Le conseiller d’État valaisan fraîchement élu Oskar Freysinger a déployé dans sa cave un drapeau militaire du IIe Reich allemand, utilisé comme emblème néonazi aujourd’hui. Il affirme ne pas s’en être rendu compte.
C’était officiellement le drapeau impérial de guerre de l’armée du Deuxième Empire (Reich) allemand dès 1871. Aujourd’hui, cet étendard tricolore noir, blanc et rouge, orné de la croix de fer et de l’aigle impérial, est devenu l’un des emblèmes des néonazis. Et il en existe un exemplaire chez Oskar Freysinger.
En effet, l’émission « Reporter », de la télévision suisse alémanique SRF, a montré dimanche soir ce drapeau historique déployé au plafond dans la cave du conseiller national UDC et conseiller d’État valaisan fraîchement élu, rapporte le Tages-Anzeiger mardi.
Le politicien a expliqué l’avoir acheté il y a 15 ans à Lübeck, en Allemagne, lors d’une exposition sur un sous-marin. Les couleurs et les symboles lui ont plu, a-t-il raconté. « Pour moi, il s’agit avant tout d’éléments décoratifs qui n’ont rien à voir avec une idéologie. »
Ce drapeau impérial a été utilisé par l’empire fédéral allemand ou Reich à des fins de propagande. L’une des images les plus célèbres de la Première Guerre mondiale montre un marin sur un navire en perdition brandissant l’étendard guerrier.
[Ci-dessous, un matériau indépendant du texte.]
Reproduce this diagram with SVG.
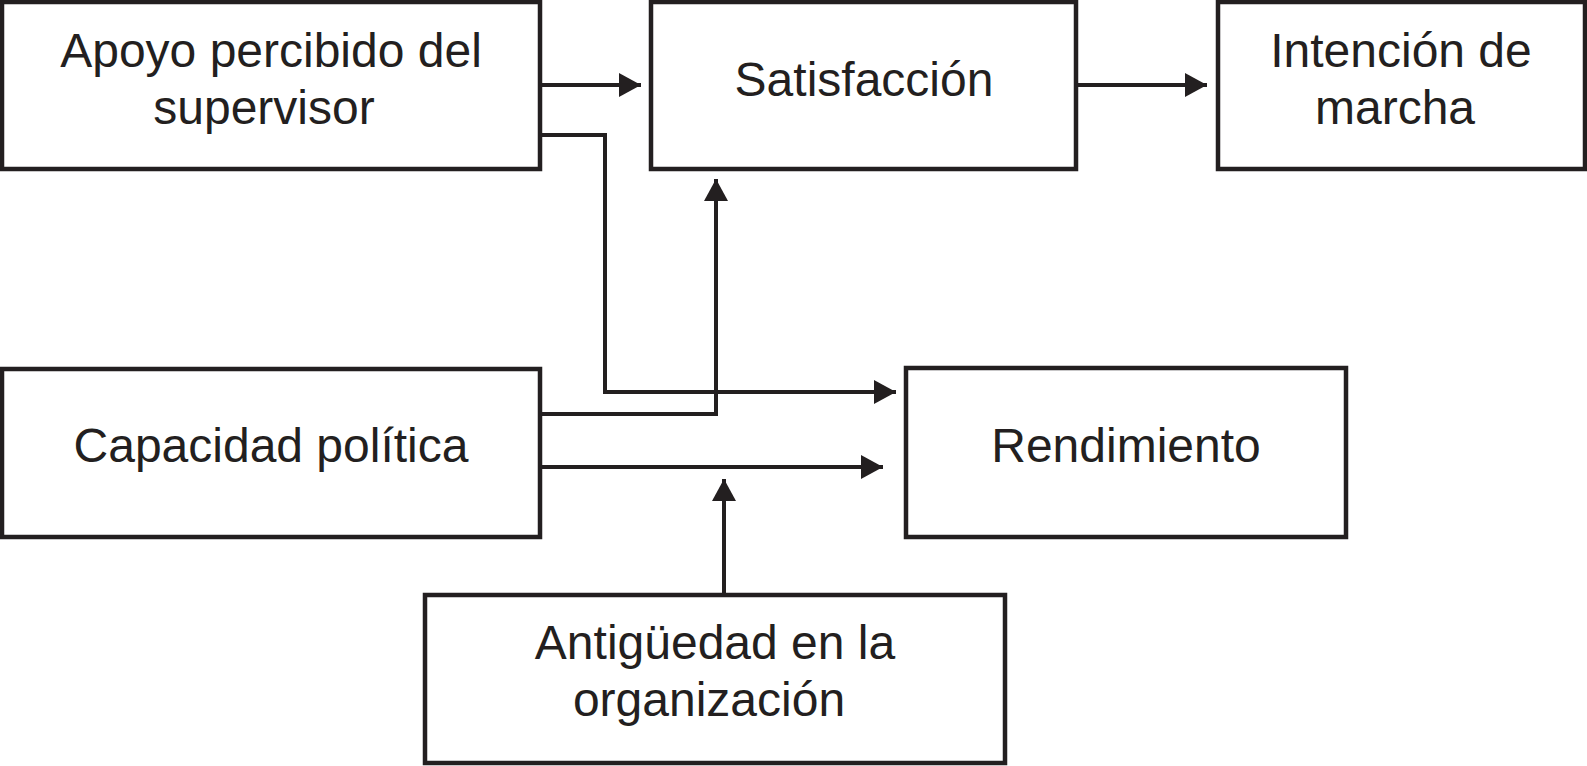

Celui-ci restera en usage jusqu’à la fin de la guerre 1918. Les couleurs noir-blanc-rouge seront réintroduites en 1933 avec la fondation du Troisième Reich, soit l’État allemand nazi, avant que le parti n’opte pour le célèbre drapeau à croix gammée en 1935. Mais le drapeau du IIe Reich flottera encore sur les navires de guerre d’Hitler lors des cérémonies.
Drapeau pas interdit
Contrairement à la croix gammée nazie interdite en Allemagne après la fin de la Seconde Guerre mondiale, le drapeau tricolore du IIe Reich n’a jamais connu une telle mesure. Raison pour laquelle on le trouve encore fréquemment chez les néonazis. « Il est utilisé aujourd’hui par ceux qui veulent exprimer leur appartenance à l’extrême-droite », explique Sven Lüken, du Musée historique allemand à Berlin.
Le drapeau impérial a également flotté en Suisse, notamment chez des supporters bâlois lors d’un match de football entre Zurich et Bâle en 2007. L’UEFA avait alors condamné l’incident et l’Association suisse de football avait exigé que ce genre de drapeaux soient à l’avenir interdits de stade, sous peine de lourdes sanctions.
Mais Oskar Freysinger, qui enseigne l’allemand au niveau gymnasial en Valais, affirme qu’il ne savait rien de tout cela. J’ai acheté ce drapeau pour des considérations purement esthétiques, je le trouvais simplement beau. Il se défend de l’avoir acquis pour l’idéologie d’extrême-droite qu’il représente. En outre, ce qu’il accroche à ses murs chez lui ne regarde personne, estime-t-il.
« Consternation »
Mais Ronnie Bernheim, président de la Fondation contre le racisme et l’antisémitisme, se dit « consterné » qu’un tel drapeau puisse être déployé chez un conseiller national et conseiller d’État. « En tant que politicien et enseignant, Oskar Freysinger se doit d’être un exemple. Comment peut-il arborer chez lui un drapeau sous lequel les pires violations des droits de l’homme ont été commises ? », s’insurge-t-il dans le Tages-Anzeiger.
« Si Freysinger a laissé une équipe de télévision filmer un tel étendard, il ne s’agit plus dès lors d’une affaire privée », estime Ronnie Bernheim. Le drapeau célèbre publiquement, de manière involontaire peut-être, le néonazisme, selon lui. Mais le politicien valaisan ne se laisse pas pour autant impressionner : le drapeau n’étant pas interdit, il continuera de décorer sa cave, a-t-il conclu.